Transcribe the full listing exactly, and drop every picture.

═════ Data extract

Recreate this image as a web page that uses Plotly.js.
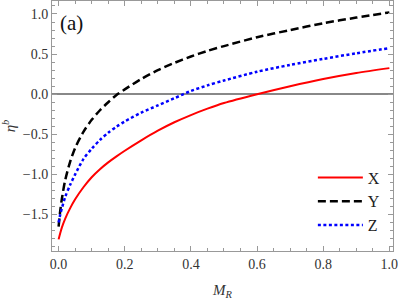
<!DOCTYPE html>
<html>
<head>
<meta charset="utf-8">
<script src="https://cdn.plot.ly/plotly-3.0.1.min.js"></script>
<style>html,body{margin:0;padding:0;background:#fff;}#chart{width:398px;height:300px;}</style>
</head>
<body>
<div id="chart"></div>
<script>
// M_R values
const mR = [0, 0.005, 0.01, 0.02, 0.035, 0.05, 0.075, 0.1, 0.125, 0.15, 0.175, 0.2, 0.25, 0.3, 0.35, 0.4, 0.45, 0.5, 0.6, 0.7, 0.8, 0.9, 1.0];
// series values (eta^b)
const seriesX = [-1.81, -1.73, -1.66, -1.55, -1.42, -1.31, -1.16, -1.035, -0.935, -0.85, -0.775, -0.705, -0.575, -0.455, -0.35, -0.26, -0.18, -0.11, 0.0, 0.10, 0.19, 0.265, 0.325];
const seriesY = [-1.65, -1.45, -1.30, -1.07, -0.84, -0.67, -0.47, -0.32, -0.20, -0.10, -0.01, 0.06, 0.19, 0.30, 0.39, 0.47, 0.54, 0.60, 0.71, 0.80, 0.885, 0.955, 1.02];
const seriesZ = [-1.60, -1.50, -1.42, -1.28, -1.13, -1.00, -0.81, -0.68, -0.57, -0.48, -0.405, -0.34, -0.23, -0.14, -0.05, 0.04, 0.11, 0.17, 0.28, 0.365, 0.44, 0.51, 0.575];
const names = ["X", "Y", "Z"];
const xTickVals = [0, 0.2, 0.4, 0.6, 0.8, 1.0];
const xTickText = ["0.0", "0.2", "0.4", "0.6", "0.8", "1.0"];
const yTickVals = [-1.5, -1.0, -0.5, 0, 0.5, 1.0];
const yTickText = ["\u22121.5", "\u22121.0", "\u22120.5", "0.0", "0.5", "1.0"];

const traces = [
  {x: mR, y: seriesX, name: names[0], legendgroup: "a", mode: "lines",
   line: {color: "#ff0000", width: 2, shape: "spline", smoothing: 0.8}},
  {x: mR, y: seriesY, name: names[1], legendgroup: "b", mode: "lines",
   line: {color: "#000000", width: 2.5, dash: "8px,4px", shape: "spline", smoothing: 0.8}},
  {x: mR, y: seriesZ, name: names[2], legendgroup: "c", mode: "lines",
   line: {color: "#0000ff", width: 2.5, dash: "3px,2.5px", shape: "spline", smoothing: 0.8}}
];

const font = "Liberation Serif";
const layout = {
  width: 398, height: 300,
  margin: {l: 52, r: 5, t: 1, b: 49},
  paper_bgcolor: "#ffffff", plot_bgcolor: "#ffffff",
  font: {family: font, size: 14, color: "#333333"},
  showlegend: true,
  legend: {x: 0.765, y: 0.362, xanchor: "left", yanchor: "top",
           bgcolor: "rgba(0,0,0,0)", font: {family: font, size: 16, color: "#222"},
           itemwidth: 45, tracegroupgap: 16, traceorder: "normal"},
  xaxis: {range: [-0.02, 1.011], showgrid: false, zeroline: false,
          showline: true, linecolor: "#999999", linewidth: 1, mirror: "ticks",
          ticks: "inside", ticklen: 5, tickcolor: "#999999",
          tickfont: {family: font, size: 14, color: "#333"},
          tickvals: xTickVals, ticktext: xTickText, ticklabeloverflow: "allow",
          minor: {dtick: 0.05, tick0: 0, ticks: "inside", ticklen: 3, tickcolor: "#999999"},
          title: {text: "<i>M</i><sub><i>R</i></sub>", font: {family: font, size: 15, color: "#333"}, standoff: 14}},
  yaxis: {range: [-1.955, 1.162], showgrid: false, zeroline: true, zerolinecolor: "#888888", zerolinewidth: 1.5,
          showline: true, linecolor: "#999999", linewidth: 1, mirror: "ticks",
          ticks: "inside", ticklen: 5, tickcolor: "#999999",
          tickfont: {family: font, size: 14, color: "#333"},
          tickvals: yTickVals, ticktext: yTickText,
          minor: {dtick: 0.1, tick0: 0, ticks: "inside", ticklen: 3, tickcolor: "#999999"},
          title: {text: "<i>\u03b7</i><sup><i>b</i></sup>", font: {family: font, size: 15, color: "#333"}, standoff: 13}},
  annotations: [{text: "(a)", xref: "paper", yref: "paper", x: 0.057, y: 0.912,
                 xanchor: "center", yanchor: "middle", showarrow: false,
                 font: {family: font, size: 21, color: "#111"}}]
};
Plotly.newPlot("chart", traces, layout, {displayModeBar: false, staticPlot: true});
</script>
</body>
</html>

══════════

Output below –
Recreate this image as a web page that uses Plotly.js.
<!DOCTYPE html>
<html>
<head>
<meta charset="utf-8">
<script src="https://cdn.plot.ly/plotly-3.0.1.min.js"></script>
<style>html,body{margin:0;padding:0;background:#fff;}#chart{width:398px;height:300px;}</style>
</head>
<body>
<div id="chart"></div>
<script>
// M_R values
const mR = [0, 0.005, 0.01, 0.02, 0.035, 0.05, 0.075, 0.1, 0.125, 0.15, 0.175, 0.2, 0.25, 0.3, 0.35, 0.4, 0.45, 0.5, 0.6, 0.7, 0.8, 0.9, 1.0];
// series values (eta^b)
const seriesX = [-1.81, -1.73, -1.66, -1.55, -1.42, -1.31, -1.16, -1.035, -0.935, -0.85, -0.775, -0.705, -0.575, -0.455, -0.35, -0.26, -0.18, -0.11, 0.0, 0.10, 0.19, 0.265, 0.325];
const seriesY = [-1.65, -1.45, -1.30, -1.07, -0.84, -0.67, -0.47, -0.32, -0.20, -0.10, -0.01, 0.06, 0.19, 0.30, 0.39, 0.47, 0.54, 0.60, 0.71, 0.80, 0.885, 0.955, 1.02];
const seriesZ = [-1.60, -1.50, -1.42, -1.28, -1.13, -1.00, -0.81, -0.68, -0.57, -0.48, -0.405, -0.34, -0.23, -0.14, -0.05, 0.04, 0.11, 0.17, 0.28, 0.365, 0.44, 0.51, 0.575];
const names = ["X", "Y", "Z"];
const xTickVals = [0, 0.2, 0.4, 0.6, 0.8, 1.0];
const xTickText = ["0.0", "0.2", "0.4", "0.6", "0.8", "1.0"];
const yTickVals = [-1.5, -1.0, -0.5, 0, 0.5, 1.0];
const yTickText = ["\u22121.5", "\u22121.0", "\u22120.5", "0.0", "0.5", "1.0"];

const traces = [
  {x: mR, y: seriesX, name: names[0], legendgroup: "a", mode: "lines",
   line: {color: "#ff0000", width: 2, shape: "spline", smoothing: 0.8}},
  {x: mR, y: seriesY, name: names[1], legendgroup: "b", mode: "lines",
   line: {color: "#000000", width: 2.5, dash: "8px,4px", shape: "spline", smoothing: 0.8}},
  {x: mR, y: seriesZ, name: names[2], legendgroup: "c", mode: "lines",
   line: {color: "#0000ff", width: 2.5, dash: "3px,2.5px", shape: "spline", smoothing: 0.8}}
];

const font = "Liberation Serif";
const layout = {
  width: 398, height: 300,
  margin: {l: 52, r: 5, t: 1, b: 49},
  paper_bgcolor: "#ffffff", plot_bgcolor: "#ffffff",
  font: {family: font, size: 14, color: "#333333"},
  showlegend: true,
  legend: {x: 0.765, y: 0.362, xanchor: "left", yanchor: "top",
           bgcolor: "rgba(0,0,0,0)", font: {family: font, size: 16, color: "#222"},
           itemwidth: 45, tracegroupgap: 16, traceorder: "normal"},
  xaxis: {range: [-0.02, 1.011], showgrid: false, zeroline: false,
          showline: true, linecolor: "#999999", linewidth: 1, mirror: "ticks",
          ticks: "inside", ticklen: 5, tickcolor: "#999999",
          tickfont: {family: font, size: 14, color: "#333"},
          tickvals: xTickVals, ticktext: xTickText, ticklabeloverflow: "allow",
          minor: {dtick: 0.05, tick0: 0, ticks: "inside", ticklen: 3, tickcolor: "#999999"},
          title: {text: "<i>M</i><sub><i>R</i></sub>", font: {family: font, size: 15, color: "#333"}, standoff: 14}},
  yaxis: {range: [-1.955, 1.162], showgrid: false, zeroline: true, zerolinecolor: "#888888", zerolinewidth: 1.5,
          showline: true, linecolor: "#999999", linewidth: 1, mirror: "ticks",
          ticks: "inside", ticklen: 5, tickcolor: "#999999",
          tickfont: {family: font, size: 14, color: "#333"},
          tickvals: yTickVals, ticktext: yTickText,
          minor: {dtick: 0.1, tick0: 0, ticks: "inside", ticklen: 3, tickcolor: "#999999"},
          title: {text: "<i>\u03b7</i><sup><i>b</i></sup>", font: {family: font, size: 15, color: "#333"}, standoff: 13}},
  annotations: [{text: "(a)", xref: "paper", yref: "paper", x: 0.057, y: 0.912,
                 xanchor: "center", yanchor: "middle", showarrow: false,
                 font: {family: font, size: 21, color: "#111"}}]
};
Plotly.newPlot("chart", traces, layout, {displayModeBar: false, staticPlot: true});
</script>
</body>
</html>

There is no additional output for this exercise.